*WRITTEN INSTRUCTION:* Each line containing the word "this" should be found and copied.

*** INPUT MATERIAL ***

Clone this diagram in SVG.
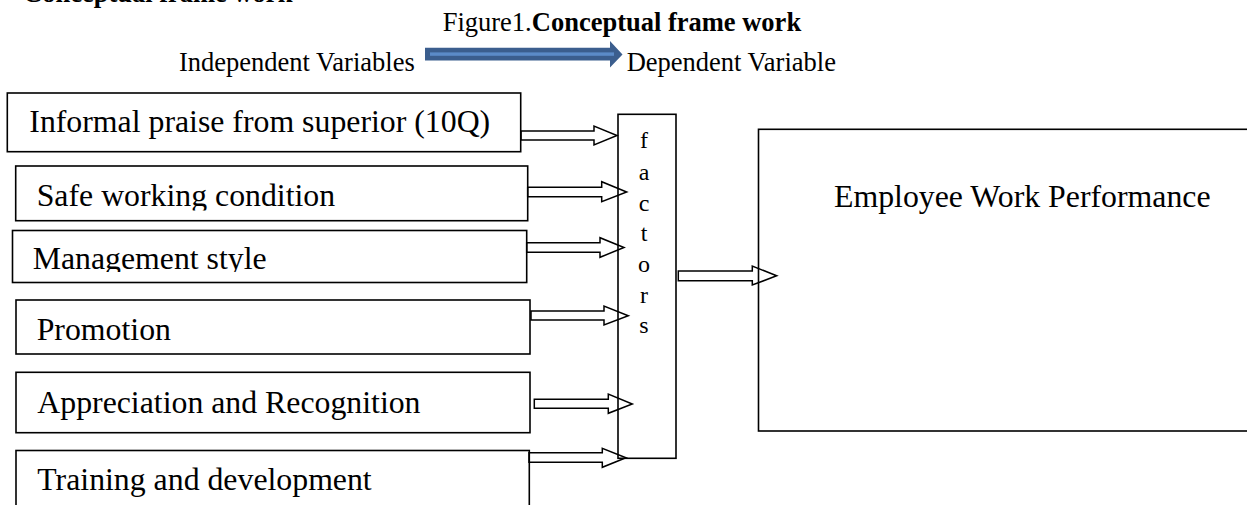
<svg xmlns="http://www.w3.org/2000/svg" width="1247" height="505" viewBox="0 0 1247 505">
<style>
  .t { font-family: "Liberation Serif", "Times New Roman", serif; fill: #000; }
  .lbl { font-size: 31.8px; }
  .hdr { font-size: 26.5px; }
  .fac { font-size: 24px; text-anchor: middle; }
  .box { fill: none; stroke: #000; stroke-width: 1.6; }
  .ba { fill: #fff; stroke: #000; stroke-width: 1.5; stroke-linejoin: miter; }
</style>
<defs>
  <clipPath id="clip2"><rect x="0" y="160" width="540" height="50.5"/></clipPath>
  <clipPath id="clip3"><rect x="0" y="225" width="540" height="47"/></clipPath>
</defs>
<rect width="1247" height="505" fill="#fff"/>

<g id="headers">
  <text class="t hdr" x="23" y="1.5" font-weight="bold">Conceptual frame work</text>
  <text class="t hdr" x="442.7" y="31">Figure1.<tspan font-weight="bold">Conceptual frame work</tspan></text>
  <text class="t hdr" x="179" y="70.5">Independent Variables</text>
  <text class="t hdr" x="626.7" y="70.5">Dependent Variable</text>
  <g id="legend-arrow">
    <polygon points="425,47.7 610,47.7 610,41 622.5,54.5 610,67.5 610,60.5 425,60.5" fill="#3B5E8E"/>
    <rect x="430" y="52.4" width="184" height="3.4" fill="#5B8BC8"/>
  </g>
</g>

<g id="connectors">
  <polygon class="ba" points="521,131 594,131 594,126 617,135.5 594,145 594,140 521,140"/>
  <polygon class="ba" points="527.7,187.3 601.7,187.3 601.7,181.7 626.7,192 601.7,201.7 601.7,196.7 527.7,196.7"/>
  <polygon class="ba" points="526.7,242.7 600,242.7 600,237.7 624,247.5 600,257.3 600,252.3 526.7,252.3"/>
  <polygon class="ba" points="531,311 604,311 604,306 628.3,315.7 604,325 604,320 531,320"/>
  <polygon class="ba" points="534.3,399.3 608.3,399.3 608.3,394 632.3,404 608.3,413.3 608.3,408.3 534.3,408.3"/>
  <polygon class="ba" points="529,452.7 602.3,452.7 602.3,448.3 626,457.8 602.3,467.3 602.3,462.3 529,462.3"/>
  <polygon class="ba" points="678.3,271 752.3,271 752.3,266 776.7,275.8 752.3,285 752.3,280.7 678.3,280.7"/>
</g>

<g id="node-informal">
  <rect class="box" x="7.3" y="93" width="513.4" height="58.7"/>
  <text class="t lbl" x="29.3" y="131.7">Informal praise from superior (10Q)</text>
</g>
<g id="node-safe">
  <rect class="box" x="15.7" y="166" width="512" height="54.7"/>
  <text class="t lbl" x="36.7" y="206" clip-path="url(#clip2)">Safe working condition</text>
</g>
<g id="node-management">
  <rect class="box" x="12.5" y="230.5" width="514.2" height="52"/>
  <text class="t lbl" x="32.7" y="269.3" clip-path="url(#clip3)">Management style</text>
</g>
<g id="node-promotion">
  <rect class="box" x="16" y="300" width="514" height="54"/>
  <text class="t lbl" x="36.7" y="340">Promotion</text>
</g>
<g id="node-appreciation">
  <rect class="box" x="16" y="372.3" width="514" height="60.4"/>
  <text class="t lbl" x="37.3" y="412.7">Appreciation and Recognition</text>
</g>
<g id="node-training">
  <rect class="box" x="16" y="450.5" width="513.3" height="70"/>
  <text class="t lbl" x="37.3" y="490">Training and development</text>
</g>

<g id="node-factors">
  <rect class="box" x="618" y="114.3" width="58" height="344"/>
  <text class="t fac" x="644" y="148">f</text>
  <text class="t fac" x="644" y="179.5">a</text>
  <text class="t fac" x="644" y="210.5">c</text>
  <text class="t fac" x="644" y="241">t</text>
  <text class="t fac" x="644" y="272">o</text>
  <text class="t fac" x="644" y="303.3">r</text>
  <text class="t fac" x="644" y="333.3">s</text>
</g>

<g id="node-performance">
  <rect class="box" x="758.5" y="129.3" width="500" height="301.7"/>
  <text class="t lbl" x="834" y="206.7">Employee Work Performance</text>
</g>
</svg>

***
*** INPUT MATERIAL ***

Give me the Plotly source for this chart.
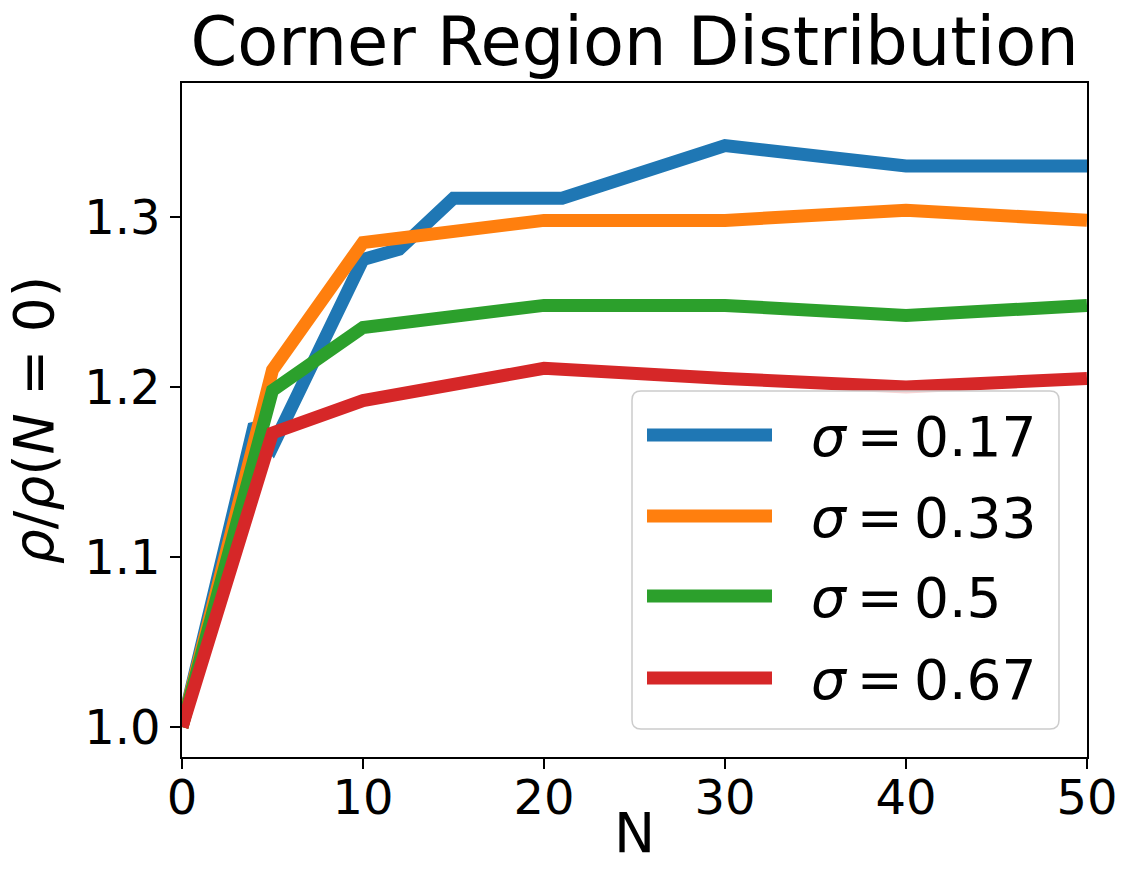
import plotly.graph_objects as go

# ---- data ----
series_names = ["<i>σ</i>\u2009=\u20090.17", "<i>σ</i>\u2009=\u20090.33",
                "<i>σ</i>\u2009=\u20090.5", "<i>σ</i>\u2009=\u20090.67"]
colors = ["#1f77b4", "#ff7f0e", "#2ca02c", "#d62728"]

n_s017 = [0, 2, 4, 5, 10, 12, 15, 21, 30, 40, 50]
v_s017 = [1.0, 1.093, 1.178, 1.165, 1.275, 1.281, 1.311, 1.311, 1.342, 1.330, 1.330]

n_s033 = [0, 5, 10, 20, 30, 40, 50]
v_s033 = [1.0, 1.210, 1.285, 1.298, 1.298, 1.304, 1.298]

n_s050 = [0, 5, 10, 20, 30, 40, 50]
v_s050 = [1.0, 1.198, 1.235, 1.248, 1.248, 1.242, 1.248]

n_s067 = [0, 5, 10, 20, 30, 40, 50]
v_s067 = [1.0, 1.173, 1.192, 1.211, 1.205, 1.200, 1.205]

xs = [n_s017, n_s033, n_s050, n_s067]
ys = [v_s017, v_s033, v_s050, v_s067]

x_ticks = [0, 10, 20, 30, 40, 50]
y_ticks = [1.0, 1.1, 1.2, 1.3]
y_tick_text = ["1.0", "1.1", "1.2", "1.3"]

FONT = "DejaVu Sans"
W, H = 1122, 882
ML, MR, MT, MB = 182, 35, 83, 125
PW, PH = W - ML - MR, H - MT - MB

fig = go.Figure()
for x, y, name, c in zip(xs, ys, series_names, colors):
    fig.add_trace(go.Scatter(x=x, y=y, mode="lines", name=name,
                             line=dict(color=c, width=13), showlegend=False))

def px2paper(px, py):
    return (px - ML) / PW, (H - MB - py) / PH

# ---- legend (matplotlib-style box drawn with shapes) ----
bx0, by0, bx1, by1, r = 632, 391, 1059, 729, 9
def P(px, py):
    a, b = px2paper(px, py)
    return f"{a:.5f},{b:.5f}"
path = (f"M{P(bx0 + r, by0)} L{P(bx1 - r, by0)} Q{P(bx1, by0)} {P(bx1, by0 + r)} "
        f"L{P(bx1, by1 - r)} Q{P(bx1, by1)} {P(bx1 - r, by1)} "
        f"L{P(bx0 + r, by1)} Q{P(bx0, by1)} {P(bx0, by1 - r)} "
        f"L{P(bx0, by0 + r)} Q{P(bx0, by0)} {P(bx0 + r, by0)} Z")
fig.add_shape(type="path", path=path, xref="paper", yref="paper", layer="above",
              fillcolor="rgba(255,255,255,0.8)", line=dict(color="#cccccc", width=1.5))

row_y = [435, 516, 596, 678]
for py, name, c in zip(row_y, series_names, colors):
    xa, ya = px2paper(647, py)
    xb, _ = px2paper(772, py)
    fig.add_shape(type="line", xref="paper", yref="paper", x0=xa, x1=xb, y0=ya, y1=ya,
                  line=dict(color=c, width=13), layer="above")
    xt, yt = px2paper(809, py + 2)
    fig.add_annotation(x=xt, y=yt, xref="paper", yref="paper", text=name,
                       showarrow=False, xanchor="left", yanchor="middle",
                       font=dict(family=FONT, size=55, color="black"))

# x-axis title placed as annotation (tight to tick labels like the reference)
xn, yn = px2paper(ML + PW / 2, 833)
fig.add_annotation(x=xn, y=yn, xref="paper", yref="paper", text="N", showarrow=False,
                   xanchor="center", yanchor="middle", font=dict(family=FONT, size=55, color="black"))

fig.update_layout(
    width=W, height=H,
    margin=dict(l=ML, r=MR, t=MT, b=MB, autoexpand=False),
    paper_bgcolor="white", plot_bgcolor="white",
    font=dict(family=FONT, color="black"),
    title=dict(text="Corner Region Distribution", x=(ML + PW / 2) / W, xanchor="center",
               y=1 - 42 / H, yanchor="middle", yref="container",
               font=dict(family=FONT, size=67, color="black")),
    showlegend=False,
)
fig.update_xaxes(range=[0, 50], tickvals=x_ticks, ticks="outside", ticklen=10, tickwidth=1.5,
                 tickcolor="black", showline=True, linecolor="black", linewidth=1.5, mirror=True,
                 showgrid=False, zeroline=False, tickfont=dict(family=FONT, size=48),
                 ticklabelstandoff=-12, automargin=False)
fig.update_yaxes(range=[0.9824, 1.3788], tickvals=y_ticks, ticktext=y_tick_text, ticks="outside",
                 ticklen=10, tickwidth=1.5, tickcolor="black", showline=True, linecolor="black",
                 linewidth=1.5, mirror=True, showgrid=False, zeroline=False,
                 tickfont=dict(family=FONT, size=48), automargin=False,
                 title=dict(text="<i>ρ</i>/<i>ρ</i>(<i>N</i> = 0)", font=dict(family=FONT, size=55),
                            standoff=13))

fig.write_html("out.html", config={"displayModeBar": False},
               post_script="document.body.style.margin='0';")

***

*RESULT OF THE EXERCISE:*
Clone this diagram in SVG.
Give me the Plotly source for this chart.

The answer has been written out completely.